【タイ】大手銀、首相選出遅れで金融の不安定化懸念[金融]

タイのサイアム商業銀行の金融市場部門は、タイの首相選出の同国の金融市場への影響を3パターンに分けて予測した。短期的には、金融市場が不安定になるとして注意を呼びかけている。13日付プーチャッカーンが報じた。

前進党のピター党首が上下院の過半数の支持を短期間で得て首相に就任すると、タイ市場への資金回帰が早期に進み、タイバーツ高にシフトすると見込む。一方、中長期的には、前進党の政策次第でバーツ安に振れる可能性もあるとみている。

ピター氏が首相に選出されず、連立与党候補の第2党のタイ貢献党から首相候補を出して選出された場合、当初は首相選出が遅延することなどからタイの金融市場から資金が流出、バーツ安に振れると予測した。一方、中期的には、タイ貢献党の金融市場重視の姿勢が好感され、タイ市場に資本回帰するとの見方を示した。また市民からの抗議活動も起きないと見込む。

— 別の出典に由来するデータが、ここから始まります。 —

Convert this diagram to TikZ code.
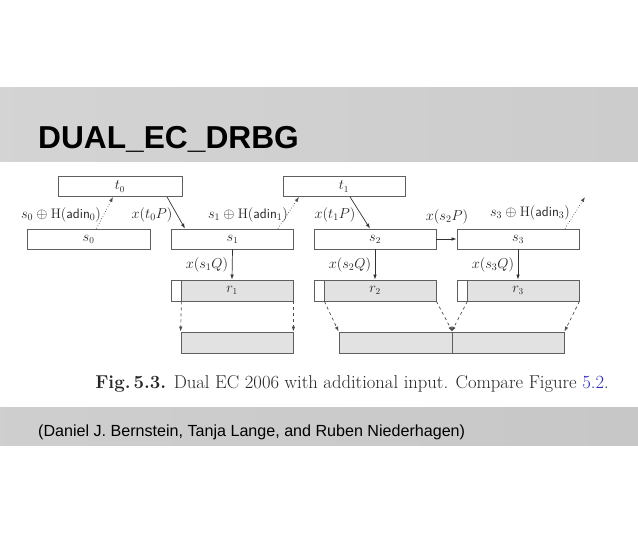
\documentclass[tikz,border=0pt]{standalone}
\usepackage{fontspec}
\newfontfamily\arialfont{Liberation Sans}
\usetikzlibrary{arrows.meta}
\definecolor{linkblue}{RGB}{40,40,190}
\definecolor{boxline}{RGB}{95,95,95}
\definecolor{rfill}{RGB}{226,226,226}
\tikzset{
  box/.style={draw=boxline, line width=0.8pt, minimum height=20pt, inner sep=0pt, font=\fontsize{13.5}{15}\selectfont, text=black!85},
  rbox/.style={box, fill=rfill, minimum height=21pt},
  pbox/.style={draw=boxline, line width=0.8pt, fill=white, minimum height=21pt, minimum width=10pt, inner sep=0pt},
  lbl/.style={font=\fontsize{13.8}{15}\selectfont, text=black!85, inner sep=0pt},
  conn/.style={draw=black!80, line width=0.7pt, -{Latex[length=5pt,width=3.5pt]}},
  dotconn/.style={conn, dotted, draw=black!70},
  dashconn/.style={conn, dash pattern=on 3pt off 3pt, draw=black!70},
}
\begin{document}
\begin{tikzpicture}[x=1pt,y=-1pt]
\useasboundingbox (0,0) rectangle (638,534);
\fill[white] (0,0) rectangle (638,534);
% bands
\shade[left color=black!17, middle color=black!3, right color=black!20] (0,88) rectangle (638,162);
\shade[left color=black!19, middle color=black!4, right color=black!22] (0,408) rectangle (638,446);
\node[anchor=base west, inner sep=0pt, font=\arialfont\bfseries\fontsize{31.7}{36}\selectfont] (title) at (38,149) {DUAL\_EC\_DRBG};
% top boxes
\node[box, minimum width=124pt] (t0) at (120,186.5) {$t_0$};
\node[box, minimum width=123pt] (s0) at (88.5,239) {$s_0$};
\node[box, minimum width=122pt] (s1) at (232.5,239) {$s_1$};
\node[box, minimum width=122pt] (t1) at (344,186.5) {$t_1$};
\node[box, minimum width=122pt] (s2) at (375,239) {$s_2$};
\node[box, minimum width=122pt] (s3) at (518,239) {$s_3$};
% r boxes
\node[rbox, minimum width=122pt] (r1) at (232,290.5) {$r_1$};
\node[pbox] (r1p) at (176,290.5) {};
\node[rbox, minimum width=122pt] (r2) at (375,290.5) {$r_2$};
\node[pbox] (r2p) at (319,290.5) {};
\node[rbox, minimum width=122pt] (r3) at (518,290.5) {$r_3$};
\node[pbox] (r3p) at (462,290.5) {};
% output boxes
\node[rbox, minimum width=112pt] (o1) at (237,342.5) {};
\node[rbox, minimum width=113pt] (o2) at (395.5,342.5) {};
\node[rbox, minimum width=112pt] (o3) at (508,342.5) {};
% free end
\coordinate (fe) at (585,197);
% connectors
\draw[dotconn] ([xshift=8pt]s0.north) -- ([xshift=-7pt]t0.south);
\draw[conn] ([xshift=47pt]t0.south) -- ([xshift=-47.5pt]s1.north);
\draw[dotconn] ([xshift=45.5pt]s1.north) -- ([xshift=-45pt]t1.south);
\draw[conn] ([xshift=6pt]t1.south) -- ([xshift=-5pt]s2.north);
\draw[conn] (s2.east) -- (s3.west);
\draw[dotconn] ([xshift=47pt]s3.north) -- (fe);
\draw[conn] (s1.south) -- (r1.north);
\draw[conn] (s2.south) -- (r2.north);
\draw[conn] (s3.south) -- (r3.north);
\draw[dashconn] (r1p.south east) -- (o1.north west);
\draw[dashconn] (r1.south east) -- (o1.north east);
\draw[dashconn] (r2p.south east) -- (o2.north west);
\draw[dashconn] (r2.south east) -- (o2.north east);
\draw[dashconn] (r3p.south east) -- (o3.north west);
\draw[dashconn] (r3.south east) -- (o3.north east);
% labels
\node[lbl] (l1) at (61,215) {$s_0 \oplus \mathrm{H}(\mathsf{adin}_0)$};
\node[lbl] (l2) at (152,215) {$x(t_0P)$};
\node[lbl] (l3) at (248,215) {$s_1 \oplus \mathrm{H}(\mathsf{adin}_1)$};
\node[lbl] (l4) at (335,215) {$x(t_1P)$};
\node[lbl] (l5) at (447,217) {$x(s_2P)$};
\node[lbl] (l6) at (530,213) {$s_3 \oplus \mathrm{H}(\mathsf{adin}_3)$};
\node[lbl] (l7) at (207,265) {$x(s_1Q)$};
\node[lbl] (l8) at (350,265) {$x(s_2Q)$};
\node[lbl] (l9) at (493,265) {$x(s_3Q)$};
% caption
\node[anchor=base east, inner sep=0pt, font=\fontsize{18.6}{21}\selectfont, text=black!85] (cap) at (609,389) {\textbf{Fig.\,5.3.} Dual EC 2006 with additional input. Compare Figure \textcolor{linkblue}{5.2}.};
\node[anchor=west, inner sep=0pt, font=\arialfont\fontsize{16.1}{18}\selectfont] (credit) at (38,432) {(Daniel J. Bernstein, Tanja Lange, and Ruben Niederhagen)};
\end{tikzpicture}
\end{document}
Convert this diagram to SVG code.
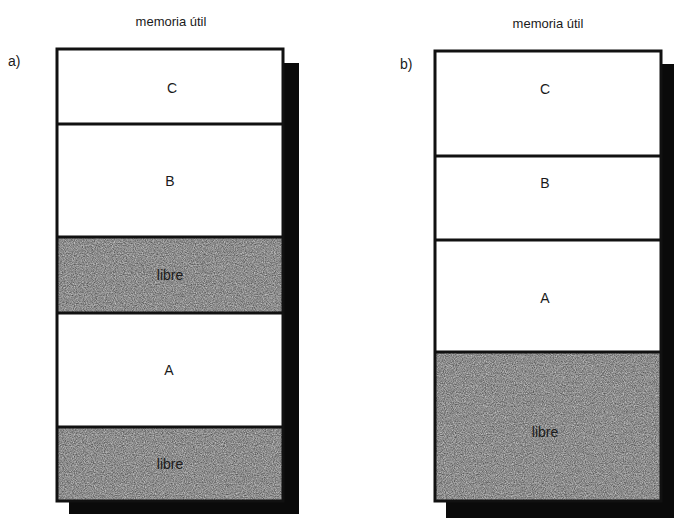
<svg xmlns="http://www.w3.org/2000/svg" width="674" height="518" viewBox="0 0 674 518">
  <style>
    .lbl { font-family: "Liberation Sans", Arial, sans-serif; font-size: 14px; fill: #1a1a1a; text-anchor: middle; }
    .cap { font-family: "Liberation Sans", Arial, sans-serif; font-size: 13px; fill: #1a1a1a; text-anchor: middle; }
    .tag { font-family: "Liberation Sans", Arial, sans-serif; font-size: 14px; fill: #1a1a1a; }
    .used { fill: #ffffff; }
    .free { fill: #808080; filter: url(#grain); }
    .edge { fill: none; stroke: #111; stroke-width: 3; }
    .div { stroke: #111; stroke-width: 3; }
    .shadow { fill: #0a0a0a; }
  </style>
  <defs>
    <!-- grainy grey fill for the free blocks -->
    <filter id="grain" x="0" y="0" width="100%" height="100%" color-interpolation-filters="sRGB">
      <feTurbulence type="fractalNoise" baseFrequency="0.9" numOctaves="2" seed="7" result="n"/>
      <feColorMatrix in="n" type="matrix" values="0.6 0 0 0 0.25  0.6 0 0 0 0.25  0.6 0 0 0 0.25  0 0 0 0 1" result="g"/>
      <feComposite in="g" in2="SourceGraphic" operator="in"/>
    </filter>
  </defs>

  <rect width="674" height="518" fill="#ffffff"/>

  <!-- memory map a) -->
  <g id="map-a">
    <text class="cap" x="171" y="26">memoria útil</text>
    <text class="tag" x="8" y="66">a)</text>
    <rect class="shadow" x="283" y="63" width="16" height="450"/>
    <rect class="shadow" x="69" y="500" width="230" height="14"/>
    <g id="a-C"><rect class="used" x="57" y="49" width="226" height="75"/><text class="lbl" x="172" y="93">C</text></g>
    <g id="a-B"><rect class="used" x="57" y="124" width="226" height="113"/><text class="lbl" x="170" y="186">B</text></g>
    <g id="a-free1"><rect class="free" x="57" y="237" width="226" height="76"/><text class="lbl" x="170" y="280">libre</text></g>
    <g id="a-A"><rect class="used" x="57" y="313" width="226" height="114"/><text class="lbl" x="169" y="375">A</text></g>
    <g id="a-free2"><rect class="free" x="57" y="427" width="226" height="74"/><text class="lbl" x="170" y="469">libre</text></g>
    <line class="div" x1="57" y1="124" x2="283" y2="124"/>
    <line class="div" x1="57" y1="237" x2="283" y2="237"/>
    <line class="div" x1="57" y1="313" x2="283" y2="313"/>
    <line class="div" x1="57" y1="427" x2="283" y2="427"/>
    <rect class="edge" x="57" y="49" width="226" height="452"/>
  </g>

  <!-- memory map b) -->
  <g id="map-b">
    <text class="cap" x="548" y="28">memoria útil</text>
    <text class="tag" x="400" y="69">b)</text>
    <rect class="shadow" x="661" y="64" width="13" height="454"/>
    <rect class="shadow" x="446" y="500" width="228" height="18"/>
    <g id="b-C"><rect class="used" x="435" y="51" width="226" height="105"/><text class="lbl" x="545" y="94">C</text></g>
    <g id="b-B"><rect class="used" x="435" y="156" width="226" height="84"/><text class="lbl" x="545" y="188">B</text></g>
    <g id="b-A"><rect class="used" x="435" y="240" width="226" height="112"/><text class="lbl" x="545" y="303">A</text></g>
    <g id="b-free"><rect class="free" x="435" y="352" width="226" height="149"/><text class="lbl" x="545" y="437">libre</text></g>
    <line class="div" x1="435" y1="156" x2="661" y2="156"/>
    <line class="div" x1="435" y1="240" x2="661" y2="240"/>
    <line class="div" x1="435" y1="352" x2="661" y2="352"/>
    <rect class="edge" x="435" y="51" width="226" height="450"/>
  </g>
</svg>
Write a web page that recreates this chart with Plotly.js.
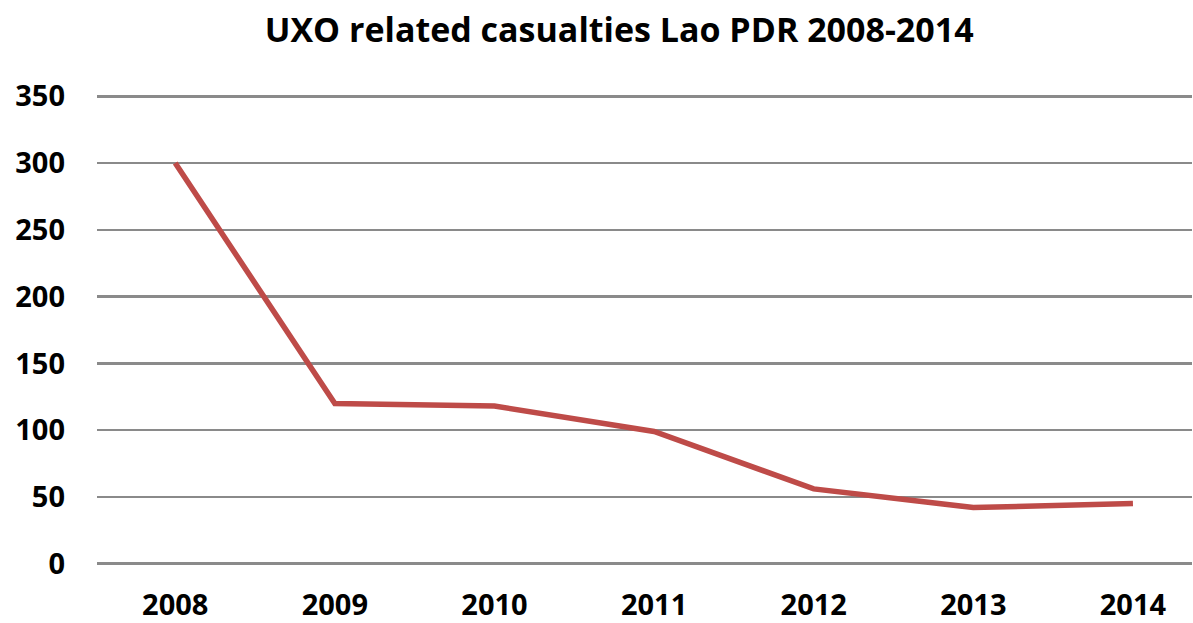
<!DOCTYPE html>
<html>
<head>
<meta charset="utf-8">
<script src="https://cdn.plot.ly/plotly-3.0.1.min.js"></script>
<style>html,body{margin:0;padding:0;background:#fff;}#chart{width:1193px;height:623px;}</style>
</head>
<body>
<div id="chart"></div>
<script>
const years = ["2008", "2009", "2010", "2011", "2012", "2013", "2014"];
const casualties = [300, 120, 118, 99, 56, 42, 45];
const yTicks = [0, 50, 100, 150, 200, 250, 300, 350];

const FONT = '"Open Sans", sans-serif';

const trace = {
  x: years.map((_, i) => i),
  y: casualties,
  type: 'scatter',
  mode: 'lines',
  line: {color: '#BE4B48', width: 5.5},
  hoverinfo: 'x+y'
};

const layout = {
  width: 1193,
  height: 623,
  margin: {l: 97, r: 1, t: 95, b: 58},
  paper_bgcolor: '#ffffff',
  plot_bgcolor: '#ffffff',
  showlegend: false,
  title: {
    text: '<b>UXO related casualties Lao PDR 2008-2014</b>',
    font: {family: FONT, size: 34, color: '#000'},
    x: 0.519, xanchor: 'center',
    y: 0.952, yanchor: 'middle'
  },
  xaxis: {
    range: [-0.49, 6.37],
    tickmode: 'array',
    tickvals: years.map((_, i) => i),
    ticktext: years.map(y => '<b>' + y + '</b>'),
    showgrid: false,
    zeroline: false,
    showline: false,
    ticks: '',
    ticklabelstandoff: 20,
    tickfont: {family: FONT, size: 29, color: '#000'}
  },
  yaxis: {
    range: [-1, 351],
    tickmode: 'array',
    tickvals: yTicks,
    ticktext: yTicks.map(v => '<b>' + v + '</b>'),
    showgrid: true,
    gridcolor: '#8a8a8a',
    gridwidth: 2.5,
    zeroline: false,
    showline: false,
    ticks: '',
    ticklabelstandoff: 31,
    tickfont: {family: FONT, size: 29, color: '#000'}
  }
};

Plotly.newPlot('chart', [trace], layout, {displayModeBar: false, staticPlot: true});
</script>
</body>
</html>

ただ首相選出が遅れ、タイ貢献党が前進党との連立与党発足を断念して旧与党の親軍政と組んで連立政権を樹立する場合、抗議活動が起き、タイの金融市場から資金が流出してバーツ安がより進むと予測した。また中長期的にも、タイ市場への資金回帰は前2パターンより遅いとの見通しを示した。

首相は、選挙で選ばれた下院議員500人と任命制の上院議員250人の計750人で選出する。13日にピター氏が選出されないと、19日と20日に2、3回目を実施する見通し。